Houston this is Vol-au-vent. We have lift keel.
Some weeks after our electric winch failure, we are back in action having reverted to manual lifting. I re-installed the original stainless steel bridge over the keel and started to replace all blocks with Barton ball raced blocks. Here's my parts list:
- 15320 triple block, size 5, reverse shackle
- 15220 double block, size 5, reverse shackle
- 14150 upright bock, size 4
- 15180 single variloc block, size 5, * 2
- 12.5m 10mm dyneema rope
Notes: [1] 'reverse shackle' means a shackle can be rotated 90 degrees if required. [2] the size 4 upright block is as big as they come. [3] Variloc means the attachment can be rotated and set at a variety of angles, or swivel freely. [4] The upright block is the one that sits on the stainless steel bridge. Our original arrangement was a size 3 block.

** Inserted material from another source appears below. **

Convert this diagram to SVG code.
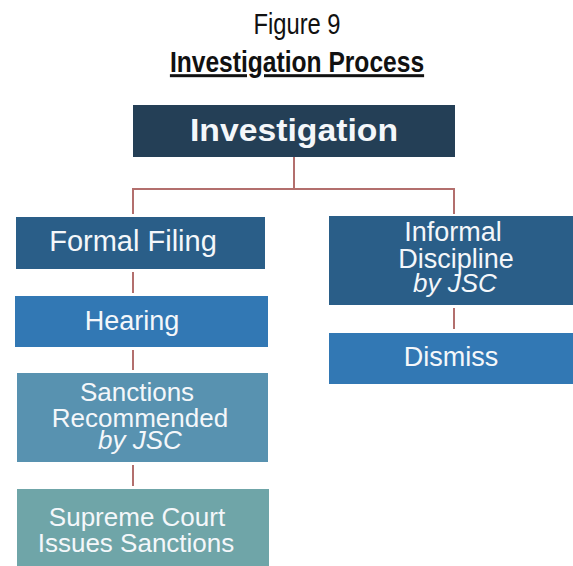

I am pleased with the result so far but as always, nothing was straightforward so let me tell the tale.
GETTING THE BLOCKS
None of the blocks were in stock at any local chandlers, mostly stocking only up to size 4, so I ordered them from Whitstable Marine as they are very close to Bartons. It seems that Barton is having some production problems and my order was still not shipped after waiting for two weeks. With the boat out of action in mid summer, I called Barton to see if anything could be done to accelerate delivery of the main items - the double and triple block. With the most wonderful customer service I could imagine, Barton reported that they had one part ready and then called me back after talking with their production manager who kindly promised to make up the other block by noon next day. Whitstable Marine kindly drove to Bartons the next day and just after that Mrs S called in en-route to visit family in Maidstone.
ROPE TRICK
Armed with the double and triple blocks, my plan was to fit those and re-use the old bridge block and single blocks, renewing them later when available. Our manual says the keel rope should be 12mm but this diameter rope hardly fitted through bridge upright block. It rubbed more on the cheeks of the block than on the sheave. How had this worked before? We could not find any bridge upright block to fit 12mm rope. We tried at "The Barge" chandlery which stocks tons of used bits and pieces. We found a combination of stainless garage and old pulley which may work in future. On calling in at another chandlery to get the rope, we were advised that 10mm dyneema would be more than adequate.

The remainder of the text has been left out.